Many of the great works of art remain unfinished. Often because the creator died before they could complete it.
Well, luckily (or unluckily) for you all, I’m still alive, and some of my incomplete articles from the last year or two are just begging to be revisited.
So, I delved into my drafts to see whether any of them deserved to see the light of day. Perhaps I could improve and publish them, I thought.
Well, upon closer inspection, I think they’re beyond saving. Or maybe I’m just too lazy.
But I am going to leave a few of them below, in their unfinished state, as a warning to other writers — learn from my mistakes.
Draft 1: A Cuttlefish Christmas
Jessica is a career-driven 29-year-old journalist who writes a weekly column for a well-respected London food blog. She doesn’t need a boyfriend, thank you very much.
Hank is a 1-year-old, 20 cm-long marine mollusc who lives with Jessica’s sister and brother-in-law in smalltank Minnesota. He is unemployed, but happy. At least he seems happy; it’s hard to tell.

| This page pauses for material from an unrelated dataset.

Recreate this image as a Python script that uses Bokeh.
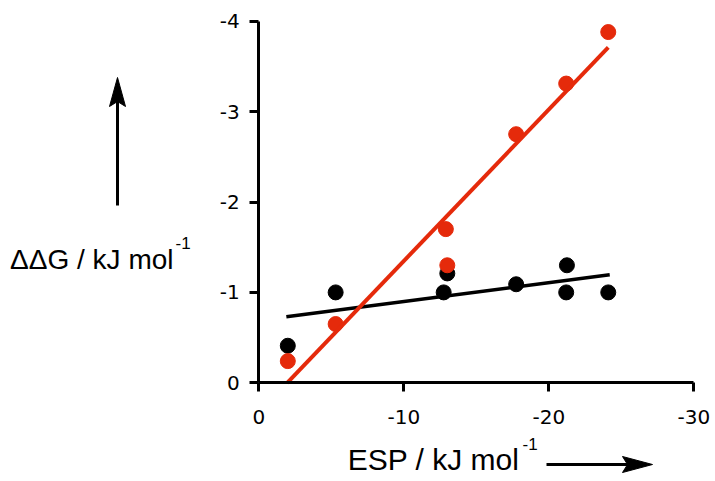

On paper, the two have little in common. On screen, the two have little in common. But no one said love would be easy.
Jessica is midway through a scathing review of Thai Dye — a fusion restaurant with rainbow-coloured noodles — when her phone buzzes. It’s her older sister Susan, who relocated to the U.S after meeting her husband Dave on a badger interrogation workshop in Wyoming.
Susan invites Jessica to celebrate Christmas at their home in rural Minnesota. But she has no inkling that a soft-bodied specimen might just soften her heart.
Why I Gave Up
As is often the case, I shot myself in the foot by going too niche — the Venn Diagram of cephalopod enthusiasts and corny-Christmas-movie lovers doesn’t have a huge overlap.
I must have decided that laboriously crafting cuttlefish-related puns was time better spent doing almost literally anything else.